James Bond: My dear girl, there are some things that just aren't done, such as drinking Dom Perignon '53 above the temperature of 38 degrees Fahrenheit. That's just as bad as listening to the Beatles without earmuffs!
- This is also an example of Critical Research Failure, since good, vintage Champagne should be served at around 54-57 F. To serve an expensive and rare Champagne as cold as 38 degrees fahrenheit would be a complete waste of money.
- Target Audience: Comes out a bit when Bond says "Like listening to the Beatles without the earmuffs on". At the time the film came out the Betales were only a few years old, mostly known for cover songs and catered to a younger crowd than the older spy-thriller audience "Martini and black tie" crowd. The movie came out before "Sargent Pepper's Lonely Hearts Club Band", etc.
- Tempting Fate: Goldfinger's boast to the gangsters that his "plan is foolproof!"

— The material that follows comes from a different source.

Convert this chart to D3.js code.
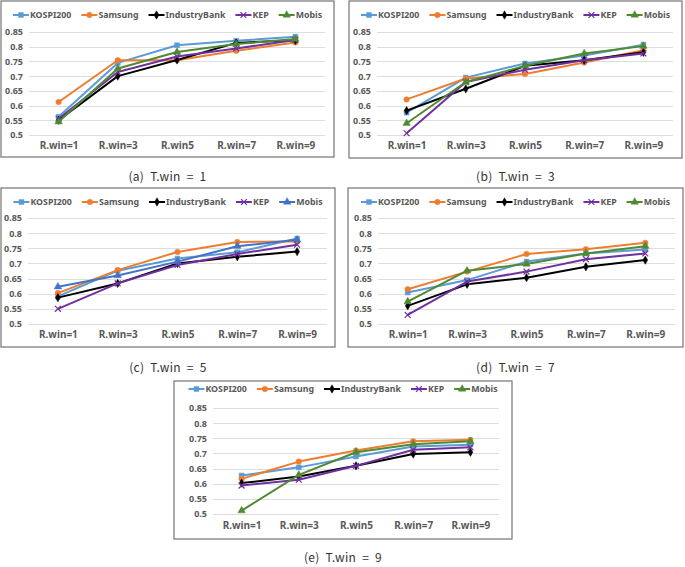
<!DOCTYPE html>
<html>
<head>
<meta charset="utf-8">
<script src="https://d3js.org/d3.v7.min.js"></script>
<style>
  body { margin: 0; background: #fff; }
  .frame { fill: #fff; stroke: #7f7f7f; stroke-width: 1.3; }
  .grid { stroke: #dedede; stroke-width: 1; }
  .tick-y { font-family: "Noto Sans", sans-serif; font-size: 9px; font-weight: bold; fill: #595959; }
  .tick-x { font-family: "Noto Sans", sans-serif; font-size: 10px; font-weight: bold; fill: #595959; }
  .legend { font-family: "Noto Sans", sans-serif; font-size: 8.8px; font-weight: bold; fill: #595959; }
  .caption { font-family: "Noto Sans CJK KR", sans-serif; font-size: 12px; fill: #333; word-spacing: 3px; letter-spacing: 0.3px; }
</style>
</head>
<body>
<script>
// categories and ticks
var categories = ["R.win=1", "R.win=3", "R.win5", "R.win=7", "R.win=9"];
var yTicks = [0.5, 0.55, 0.6, 0.65, 0.7, 0.75, 0.8, 0.85];
var captions = ["(a) T.win = 1", "(b) T.win = 3", "(c) T.win = 5", "(d) T.win = 7", "(e) T.win = 9"];
var seriesNames = ["KOSPI200", "Samsung", "IndustryBank", "KEP", "Mobis"];

// one row per panel (T.win = 1, 3, 5, 7, 9)
var kospi200 = [
  [0.562, 0.745, 0.805, 0.820, 0.834],
  [0.576, 0.695, 0.743, 0.770, 0.807],
  [0.591, 0.676, 0.716, 0.737, 0.782],
  [0.604, 0.645, 0.706, 0.733, 0.746],
  [0.627, 0.654, 0.690, 0.723, 0.729]
];
var samsung = [
  [0.612, 0.754, 0.754, 0.786, 0.814],
  [0.621, 0.692, 0.707, 0.746, 0.788],
  [0.602, 0.678, 0.738, 0.771, 0.772],
  [0.615, 0.673, 0.731, 0.747, 0.768],
  [0.616, 0.673, 0.710, 0.740, 0.745]
];
var industryBank = [
  [0.550, 0.700, 0.755, 0.813, 0.822],
  [0.583, 0.657, 0.735, 0.754, 0.781],
  [0.587, 0.634, 0.700, 0.722, 0.739],
  [0.560, 0.631, 0.653, 0.689, 0.711],
  [0.602, 0.624, 0.659, 0.698, 0.704]
];
var kep = [
  [0.555, 0.714, 0.767, 0.794, 0.823],
  [0.506, 0.680, 0.722, 0.754, 0.777],
  [0.550, 0.634, 0.695, 0.731, 0.762],
  [0.530, 0.640, 0.673, 0.714, 0.733],
  [0.594, 0.613, 0.659, 0.712, 0.720]
];
var mobis = [
  [0.545, 0.726, 0.782, 0.809, 0.826],
  [0.540, 0.680, 0.735, 0.777, 0.802],
  [0.623, 0.660, 0.706, 0.757, 0.778],
  [0.574, 0.676, 0.698, 0.733, 0.757],
  [0.511, 0.629, 0.704, 0.730, 0.740]
];

var seriesValues = [kospi200, samsung, industryBank, kep, mobis];
var colors = ["#5b9bd5", "#ed7d31", "#000000", "#7030a0", "#4f8a33"];
var mobisColorC = "#4472c4";   // panel (c) draws Mobis in blue
var symbols = [d3.symbolSquare, d3.symbolCircle, d3.symbolDiamond,
               d3.symbolTimes || d3.symbolX || d3.symbolCross, d3.symbolTriangle];
var symbolSize = [24, 24, 20, 24, 24];
var strokeSymbol = [false, false, false, true, false];

var width = 685, height = 567;

// panel boxes (frame) and inner offsets
var panels = [
  {x: 1,   y: 1,   w: 333, h: 156, leg: 14, top: 31, bot: 134, lab: 148, left: 28, right: 9,  cap: 181},
  {x: 349, y: 1,   w: 333, h: 157, leg: 14, top: 31, bot: 134, lab: 148, left: 28, right: 9,  cap: 181},
  {x: 1,   y: 188, w: 334, h: 159, leg: 14, top: 30, bot: 136, lab: 150, left: 27, right: 8,  cap: 372},
  {x: 348, y: 188, w: 335, h: 159, leg: 14, top: 30, bot: 136, lab: 150, left: 30, right: 8,  cap: 372},
  {x: 174, y: 381, w: 338, h: 158, leg: 8,  top: 27, bot: 133, lab: 148, left: 39, right: 13, cap: 562}
];

var svg = d3.select("body").append("svg")
  .attr("width", width)
  .attr("height", height);

panels.forEach(function(p, pi) {
  var g = svg.append("g").attr("transform", "translate(" + p.x + "," + p.y + ")");

  g.append("rect").attr("class", "frame")
    .attr("x", 0).attr("y", 0).attr("width", p.w).attr("height", p.h);

  var x = d3.scalePoint().domain(categories).range([p.left, p.w - p.right]).padding(0.5);
  var y = d3.scaleLinear().domain([0.5, 0.85]).range([p.bot, p.top]);

  // gridlines
  g.selectAll(".grid").data(yTicks).enter().append("line")
    .attr("class", "grid")
    .attr("x1", p.left).attr("x2", p.w - p.right)
    .attr("y1", function(d) { return Math.round(y(d)) + 0.5; })
    .attr("y2", function(d) { return Math.round(y(d)) + 0.5; });

  // y axis labels
  var yAxis = d3.axisLeft(y).tickValues(yTicks).tickSize(0).tickPadding(6)
    .tickFormat(function(d) { return String(+d.toFixed(2)); });
  var ya = g.append("g").attr("transform", "translate(" + p.left + ",0)").call(yAxis);
  ya.select(".domain").remove();
  ya.selectAll("text").attr("class", "tick-y").attr("fill", null)
    .attr("font-family", null).attr("font-size", null);

  // x axis labels
  var xAxis = d3.axisBottom(x).tickSize(0).tickPadding(0);
  var xa = g.append("g").attr("transform", "translate(0," + (p.lab - 4) + ")").call(xAxis);
  xa.select(".domain").remove();
  xa.selectAll("text").attr("class", "tick-x").attr("fill", null)
    .attr("font-family", null).attr("font-size", null).attr("dy", "0.35em").attr("y", 0);

  var line = d3.line()
    .x(function(d, i) { return x(categories[i]); })
    .y(function(d) { return y(d); });

  seriesValues.forEach(function(sv, si) {
    var col = (si === 4 && pi === 2) ? mobisColorC : colors[si];
    var vals = sv[pi];
    g.append("path").datum(vals)
      .attr("fill", "none").attr("stroke", col).attr("stroke-width", 2)
      .attr("stroke-linejoin", "round")
      .attr("d", line);
    var sym = d3.symbol().type(symbols[si]).size(symbolSize[si]);
    g.selectAll(".m" + si).data(vals).enter().append("path")
      .attr("class", "m" + si)
      .attr("transform", function(d, i) { return "translate(" + x(categories[i]) + "," + y(d) + ")"; })
      .attr("d", sym)
      .attr("fill", strokeSymbol[si] ? "none" : col)
      .attr("stroke", col)
      .attr("stroke-width", strokeSymbol[si] ? 1.2 : 0.5);
  });

  // legend, centred in the panel
  var leg = g.append("g");
  var cx = 0;
  seriesNames.forEach(function(name, si) {
    var col = (si === 4 && pi === 2) ? mobisColorC : colors[si];
    var item = leg.append("g").attr("transform", "translate(" + cx + ",0)");
    item.append("line").attr("x1", 0).attr("x2", 16).attr("y1", 0).attr("y2", 0)
      .attr("stroke", col).attr("stroke-width", 2);
    item.append("path").attr("transform", "translate(8,0)")
      .attr("d", d3.symbol().type(symbols[si]).size(symbolSize[si]))
      .attr("fill", strokeSymbol[si] ? "none" : col)
      .attr("stroke", col).attr("stroke-width", strokeSymbol[si] ? 1.2 : 0.5);
    var t = item.append("text").attr("class", "legend")
      .attr("x", 17).attr("dy", "0.35em").text(name);
    cx += 17 + t.node().getComputedTextLength() + 10;
  });
  var legW = cx - 10;
  leg.attr("transform", "translate(" + ((p.w - legW) / 2) + "," + p.leg + ")");

  // caption under the panel
  svg.append("text").attr("class", "caption")
    .attr("x", p.x + p.w / 2).attr("y", p.cap)
    .attr("text-anchor", "middle")
    .text(captions[pi]);
});
</script>
</body>
</html>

- Thrown from the Zeppelin: Goldfinger's crushing response to a gangster's refusal to join him. A pressing engagement, indeed. (Not that the mobsters who were on board with Goldfinger fared any better.)
- Time Bomb: The nuclear bomb in Fort Knox.
- Tracking Device
- Tranquillizer Dart: While Bond is helplessly strapped to a table, Kisch renders him unconscious with a tranquillizer dart pistol.
- Treasure Room: The Fort Knox room full of gold bars.
- Trope Codifier
- Tuxedo and Martini: The Trope Codifier.
- Unflinching Walk: Bond's reaction to the explosion at the start of the movie.
- The Villain Sucks Song: Shirley Bassey would like to remind you that Goldfinger does, in fact, love gold. A lot.
- The Voiceless: Oddjob.
- Wacky Wayside Tribe: Bond's infiltration and blowing up of a stash of "heroin-flavored bananas" at the start of the movie.
- Watch the Paint Job
- Bond's Aston Martin DB5 is ruined when Bond runs it into a brick wall.
- Also, the Lincoln Continental put in a car crusher (the crew said everyone on set was silent at seeing such a brand new car getting destroyed, and during a screening of the dailies, the projectionist entered the room angry asking if they really did it), They had indeed did so; it drove up, was picked up, and then the crushing started without a single cut. They did, however, cut the resulting cube down so it could fit into the pickup that takes it away.
- We Have Ways of Making You Talk: Subverted. Goldfinger doesn't expect Bond to talk. He expects him to die.
- Weaponized Car: The Aston Martin DB5, which was also Bond's first Weaponized Car. Its arsenal included Machine Guns, tyre-slashers, oil-slicks, a smokescreen, bullet-proof shield and rotating license plates and an ejector seat triggered by a Big Red Button. And those are only the ones that made it to the screen. Ken Adam also gave it spike droppers, a weapon tray under the driver seat, and a radiotelephone concealed within the driver side door, but these never made it into the movie.
- Wham Line: "Who mentioned anything about removing it?"
- Wire Dilemma: Subverted while Bond is trying to deactivate the nuclear bomb. An expert arrives and simply flips the OFF switch on the bomb to deactivate it.
- Would Hit a Girl: Or in the case of opening teaser, allow a girl to be hit by someone else. Even though Bond has no qualms about hurting women himself.
- You Have No Chance to Survive:
James Bond: Do you expect me to talk?
Goldfinger: No, Mr. Bond, I expect you to die!
- You Have Outlived Your Usefulness: Goldfinger does this to nearly everyone. He gasses the gangsters that supplied him, shoots Mr. Ling after he arms the bomb, and then locks Oddjob and Kisch in the vault with the bomb.
- You Look Familiar: Burt Kwouk, who plays Goldfinger's Chinese nuclear bomb expert, will play "Spectre 3" in You Only Live Twice.
- Zeerust: Totally averted, at least compared to Bond gadgets in other films. Industrial lasers and radio trackers (although now equipped with GPS) are still common technology. Also one of the first mentions of a 'dirty bomb' in media: Goldfinger even calls his device "small, but particularly dirty."